>> START

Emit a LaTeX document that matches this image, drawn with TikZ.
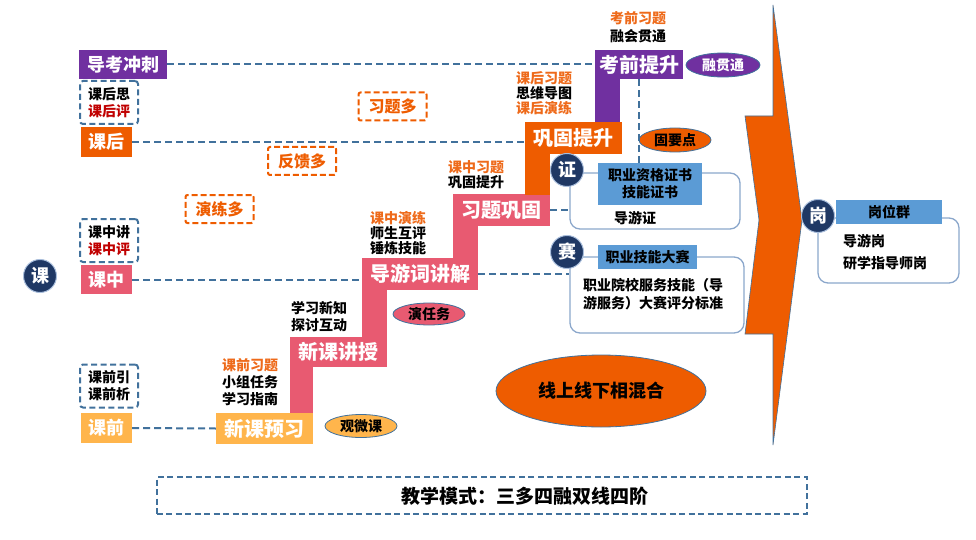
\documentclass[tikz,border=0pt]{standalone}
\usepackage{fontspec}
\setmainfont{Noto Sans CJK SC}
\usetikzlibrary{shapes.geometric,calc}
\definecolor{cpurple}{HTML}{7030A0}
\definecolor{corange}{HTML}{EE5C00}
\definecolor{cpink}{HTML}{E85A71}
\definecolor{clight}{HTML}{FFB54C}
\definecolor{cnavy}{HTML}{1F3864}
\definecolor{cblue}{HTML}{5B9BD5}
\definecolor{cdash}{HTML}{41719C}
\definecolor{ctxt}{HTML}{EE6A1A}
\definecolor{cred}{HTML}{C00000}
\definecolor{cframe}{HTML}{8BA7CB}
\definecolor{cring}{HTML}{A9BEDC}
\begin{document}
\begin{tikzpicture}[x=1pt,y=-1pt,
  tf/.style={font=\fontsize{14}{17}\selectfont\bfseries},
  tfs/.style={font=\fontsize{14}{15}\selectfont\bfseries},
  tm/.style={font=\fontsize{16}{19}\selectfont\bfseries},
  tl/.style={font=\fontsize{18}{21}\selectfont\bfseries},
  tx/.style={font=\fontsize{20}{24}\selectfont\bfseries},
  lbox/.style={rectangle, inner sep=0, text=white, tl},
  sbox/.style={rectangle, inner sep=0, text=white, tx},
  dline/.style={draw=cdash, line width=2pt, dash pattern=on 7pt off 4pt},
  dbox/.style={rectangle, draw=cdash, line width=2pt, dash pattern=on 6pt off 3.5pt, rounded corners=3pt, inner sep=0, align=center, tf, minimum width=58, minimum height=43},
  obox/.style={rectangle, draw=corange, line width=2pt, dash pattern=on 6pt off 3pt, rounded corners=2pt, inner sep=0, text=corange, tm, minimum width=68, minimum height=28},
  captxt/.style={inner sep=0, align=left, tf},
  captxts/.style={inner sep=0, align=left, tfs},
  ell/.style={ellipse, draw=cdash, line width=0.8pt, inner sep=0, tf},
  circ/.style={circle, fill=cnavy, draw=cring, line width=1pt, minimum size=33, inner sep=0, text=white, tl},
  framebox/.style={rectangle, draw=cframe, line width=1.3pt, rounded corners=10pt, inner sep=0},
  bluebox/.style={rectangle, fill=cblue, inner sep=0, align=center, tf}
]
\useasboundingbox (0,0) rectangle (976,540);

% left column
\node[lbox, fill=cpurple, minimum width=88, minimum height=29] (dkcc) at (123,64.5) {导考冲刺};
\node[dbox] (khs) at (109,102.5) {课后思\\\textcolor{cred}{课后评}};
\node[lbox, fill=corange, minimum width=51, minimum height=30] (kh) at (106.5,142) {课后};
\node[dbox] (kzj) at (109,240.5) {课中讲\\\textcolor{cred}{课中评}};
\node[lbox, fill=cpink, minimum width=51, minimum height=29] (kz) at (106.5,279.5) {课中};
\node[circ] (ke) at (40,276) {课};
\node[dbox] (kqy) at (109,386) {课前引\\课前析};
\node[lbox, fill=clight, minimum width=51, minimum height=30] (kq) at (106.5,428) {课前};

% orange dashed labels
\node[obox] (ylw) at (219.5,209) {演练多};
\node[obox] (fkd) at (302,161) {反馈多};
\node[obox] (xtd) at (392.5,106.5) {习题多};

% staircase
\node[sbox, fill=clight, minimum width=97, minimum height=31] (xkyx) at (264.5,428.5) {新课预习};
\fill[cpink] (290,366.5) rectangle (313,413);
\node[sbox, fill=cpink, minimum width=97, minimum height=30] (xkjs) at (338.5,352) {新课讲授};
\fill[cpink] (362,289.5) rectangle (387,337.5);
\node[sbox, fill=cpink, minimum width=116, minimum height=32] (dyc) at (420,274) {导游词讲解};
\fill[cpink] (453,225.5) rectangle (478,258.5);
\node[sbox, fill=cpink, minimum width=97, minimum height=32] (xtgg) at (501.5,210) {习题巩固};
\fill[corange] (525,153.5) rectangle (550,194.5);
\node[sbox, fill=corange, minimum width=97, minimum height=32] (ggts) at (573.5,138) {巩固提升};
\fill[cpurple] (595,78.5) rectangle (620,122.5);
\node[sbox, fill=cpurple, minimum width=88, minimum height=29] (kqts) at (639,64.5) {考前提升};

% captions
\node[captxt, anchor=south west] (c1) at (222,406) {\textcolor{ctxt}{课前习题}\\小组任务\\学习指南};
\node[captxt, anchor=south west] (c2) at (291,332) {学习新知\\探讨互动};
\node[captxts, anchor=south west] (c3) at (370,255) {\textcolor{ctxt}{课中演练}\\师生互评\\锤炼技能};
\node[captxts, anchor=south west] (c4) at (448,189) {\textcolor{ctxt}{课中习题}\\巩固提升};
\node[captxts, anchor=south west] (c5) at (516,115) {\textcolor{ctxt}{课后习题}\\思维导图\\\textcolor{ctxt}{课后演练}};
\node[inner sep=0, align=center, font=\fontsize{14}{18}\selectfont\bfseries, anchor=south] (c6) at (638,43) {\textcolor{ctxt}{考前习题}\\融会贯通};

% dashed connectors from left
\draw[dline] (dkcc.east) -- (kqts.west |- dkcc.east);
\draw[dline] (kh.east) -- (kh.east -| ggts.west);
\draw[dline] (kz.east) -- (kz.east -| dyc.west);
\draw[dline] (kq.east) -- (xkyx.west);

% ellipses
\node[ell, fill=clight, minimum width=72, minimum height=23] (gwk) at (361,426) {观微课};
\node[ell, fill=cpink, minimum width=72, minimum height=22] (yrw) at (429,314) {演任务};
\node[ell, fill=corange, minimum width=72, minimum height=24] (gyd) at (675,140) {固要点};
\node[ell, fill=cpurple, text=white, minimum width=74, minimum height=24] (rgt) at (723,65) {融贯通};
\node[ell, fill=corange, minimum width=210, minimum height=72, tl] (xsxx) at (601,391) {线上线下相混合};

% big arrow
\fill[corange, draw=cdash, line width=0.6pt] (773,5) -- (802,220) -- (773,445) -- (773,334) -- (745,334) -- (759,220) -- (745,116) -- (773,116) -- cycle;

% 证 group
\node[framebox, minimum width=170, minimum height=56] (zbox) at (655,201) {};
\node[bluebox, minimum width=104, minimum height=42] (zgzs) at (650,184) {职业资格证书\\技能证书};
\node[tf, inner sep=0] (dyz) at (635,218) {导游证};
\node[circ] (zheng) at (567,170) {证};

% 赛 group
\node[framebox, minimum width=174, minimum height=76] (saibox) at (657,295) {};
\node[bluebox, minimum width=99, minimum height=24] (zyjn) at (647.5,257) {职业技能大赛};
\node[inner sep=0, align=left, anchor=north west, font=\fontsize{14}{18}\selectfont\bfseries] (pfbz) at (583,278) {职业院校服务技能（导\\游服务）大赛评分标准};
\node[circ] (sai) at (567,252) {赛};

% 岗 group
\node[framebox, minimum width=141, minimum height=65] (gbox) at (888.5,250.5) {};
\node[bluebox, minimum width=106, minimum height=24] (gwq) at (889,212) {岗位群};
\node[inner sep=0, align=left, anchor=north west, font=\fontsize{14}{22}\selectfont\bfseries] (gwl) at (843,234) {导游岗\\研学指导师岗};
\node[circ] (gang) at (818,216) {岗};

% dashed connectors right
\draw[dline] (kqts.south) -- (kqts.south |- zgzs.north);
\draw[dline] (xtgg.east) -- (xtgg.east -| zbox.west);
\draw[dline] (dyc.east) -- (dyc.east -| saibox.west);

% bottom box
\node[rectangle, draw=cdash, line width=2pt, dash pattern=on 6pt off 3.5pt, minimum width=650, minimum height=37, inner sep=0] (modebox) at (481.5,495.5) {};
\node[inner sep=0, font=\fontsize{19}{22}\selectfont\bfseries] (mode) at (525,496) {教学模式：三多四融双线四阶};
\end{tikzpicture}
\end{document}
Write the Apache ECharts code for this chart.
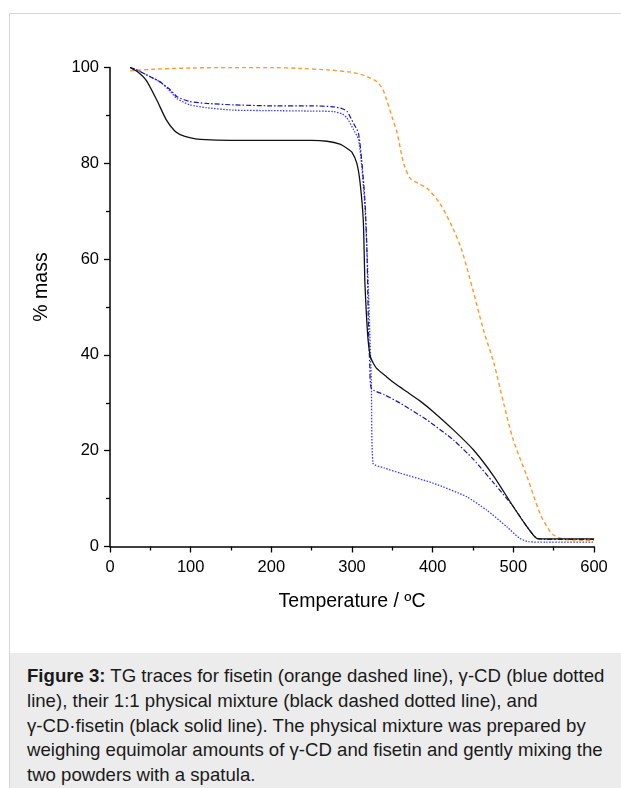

>> END

EXERCISE INSTRUCTIONS: The lines from the top of the data above through the one holding "(0,0) rectangle (976,540);" are to be repeated exactly, and only those, with no pictures.

EXERCISE RESPONSE:
Emit a LaTeX document that matches this image, drawn with TikZ.
\documentclass[tikz,border=0pt]{standalone}
\usepackage{fontspec}
\setmainfont{Noto Sans CJK SC}
\usetikzlibrary{shapes.geometric,calc}
\definecolor{cpurple}{HTML}{7030A0}
\definecolor{corange}{HTML}{EE5C00}
\definecolor{cpink}{HTML}{E85A71}
\definecolor{clight}{HTML}{FFB54C}
\definecolor{cnavy}{HTML}{1F3864}
\definecolor{cblue}{HTML}{5B9BD5}
\definecolor{cdash}{HTML}{41719C}
\definecolor{ctxt}{HTML}{EE6A1A}
\definecolor{cred}{HTML}{C00000}
\definecolor{cframe}{HTML}{8BA7CB}
\definecolor{cring}{HTML}{A9BEDC}
\begin{document}
\begin{tikzpicture}[x=1pt,y=-1pt,
  tf/.style={font=\fontsize{14}{17}\selectfont\bfseries},
  tfs/.style={font=\fontsize{14}{15}\selectfont\bfseries},
  tm/.style={font=\fontsize{16}{19}\selectfont\bfseries},
  tl/.style={font=\fontsize{18}{21}\selectfont\bfseries},
  tx/.style={font=\fontsize{20}{24}\selectfont\bfseries},
  lbox/.style={rectangle, inner sep=0, text=white, tl},
  sbox/.style={rectangle, inner sep=0, text=white, tx},
  dline/.style={draw=cdash, line width=2pt, dash pattern=on 7pt off 4pt},
  dbox/.style={rectangle, draw=cdash, line width=2pt, dash pattern=on 6pt off 3.5pt, rounded corners=3pt, inner sep=0, align=center, tf, minimum width=58, minimum height=43},
  obox/.style={rectangle, draw=corange, line width=2pt, dash pattern=on 6pt off 3pt, rounded corners=2pt, inner sep=0, text=corange, tm, minimum width=68, minimum height=28},
  captxt/.style={inner sep=0, align=left, tf},
  captxts/.style={inner sep=0, align=left, tfs},
  ell/.style={ellipse, draw=cdash, line width=0.8pt, inner sep=0, tf},
  circ/.style={circle, fill=cnavy, draw=cring, line width=1pt, minimum size=33, inner sep=0, text=white, tl},
  framebox/.style={rectangle, draw=cframe, line width=1.3pt, rounded corners=10pt, inner sep=0},
  bluebox/.style={rectangle, fill=cblue, inner sep=0, align=center, tf}
]
\useasboundingbox (0,0) rectangle (976,540);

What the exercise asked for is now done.